The trend was even reported on the Chinese social media network Weibo, with one user sharing a local publication's report of graduates from China's Tsinghua University, and others calling the 'SpaceX employees' traitors and even stating that China should strengthen its working environment to retain the top talent.
MIT Technology Review quotes Li as outlining that:
They all graduated from Tsinghua and went on to the University of Southern California or similar well-known universities. Besides that, they all worked at a certain company in Shanghai. Obviously, I suspect these are fake, generated data.

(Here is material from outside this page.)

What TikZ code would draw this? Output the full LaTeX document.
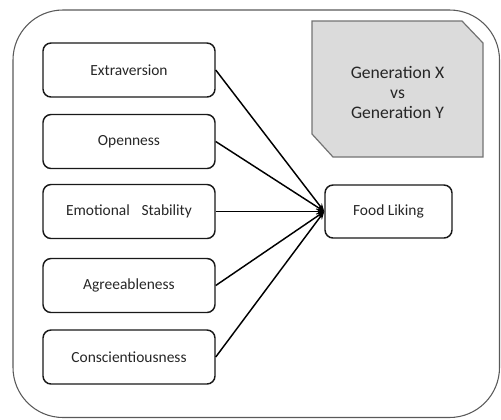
\documentclass[tikz,border=0pt]{standalone}
\usepackage{fontspec}
\setmainfont{Carlito}
\usetikzlibrary{arrows.meta}
\begin{document}
\begin{tikzpicture}[x=0.75pt,y=-0.75pt,
  trait/.style={draw=black!90, line width=1.1pt, rounded corners=6pt, minimum width=129pt, minimum height=40.5pt, inner sep=0pt, font=\fontsize{11.6}{14}\selectfont, text=black!85},
  outcome/.style={trait, minimum width=95.25pt, minimum height=39.75pt},
  link/.style={line width=1.1pt, -{Stealth[length=6pt,width=4.5pt]}}]
\useasboundingbox (0,0) rectangle (501,419);
% outer frame
\draw[draw=black!65, line width=0.8pt, rounded corners=37.5pt] (13,10) rectangle (499.5,417.5);
% generation box
\draw[draw=black!55, fill=black!14, line width=0.9pt] (312,21) -- (462,21) -- (483,43) -- (483,157) -- (333,157) -- (312,134) -- cycle;
\node[align=center, font=\fontsize{13.2}{15}\selectfont, text=black!85] (gen) at (397.5,92) {Generation X\\vs\\Generation Y};
% traits
\node[trait] (ext) at (129,70) {Extraversion};
\node[trait] (ope) at (129,141.5) {Openness};
\node[trait] (emo) at (129,211.5) {Emotional\hspace{0.75em}Stability};
\node[trait] (agr) at (129,285.5) {Agreeableness};
\node[trait] (con) at (129,357) {Conscientiousness};
\node[outcome] (food) at (388.5,211.5) {Food Liking};
\foreach \n in {ext,ope,emo,agr,con}
  \draw[link] (\n.east) -- (food.west);
\end{tikzpicture}
\end{document}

Lin's report shares several profiles that belong to all levels of SpaceX employees, and nearly all of them also list Tsinghua University as their alma mater. However, nearly all of them also claim to have graduated from either the Wharton School of the University of Pennsylvania or Oxford University in the United Kingdom.
While there are no details of scams being committed by the accounts listing SpaceX as their employer, others that are part of the same ring have hit their mark. The Review quotes a woman from California who was tricked into sending $1 million to the scammer through a cryptocurrency confidence game.
The woman was initially lured to send $10,000 to a Coinbase account and then use the cryptocurrency to make 'investments' into a platform that the scammer shared. Over time, she lost over $1 million, only to find out later that the platform was fake when she was unable to make withdrawals of large sums of money.
Scams involving SpaceX are common, as they seek to leverage the surging popularity the company has witnessed over recent years as it became the first to both successfully land a rocket and to send astronauts to space. Other scams often involve YouTube live stream events that play recordings of SpaceX's chief Mr. Elon Musk's presentations and ask viewers to invest in fake schemes that are purportedly being marked by Musk.
The executive's Twitter account is also known for attracting countless 'bot' accounts that run similar scams and promise cryptocurrency payouts to the willing. Another scam involved one of the first Musk deep fakes when a video that surfaced earlier this year encouraged viewers to make an investment to receive "exactly 30 percent" in dividends.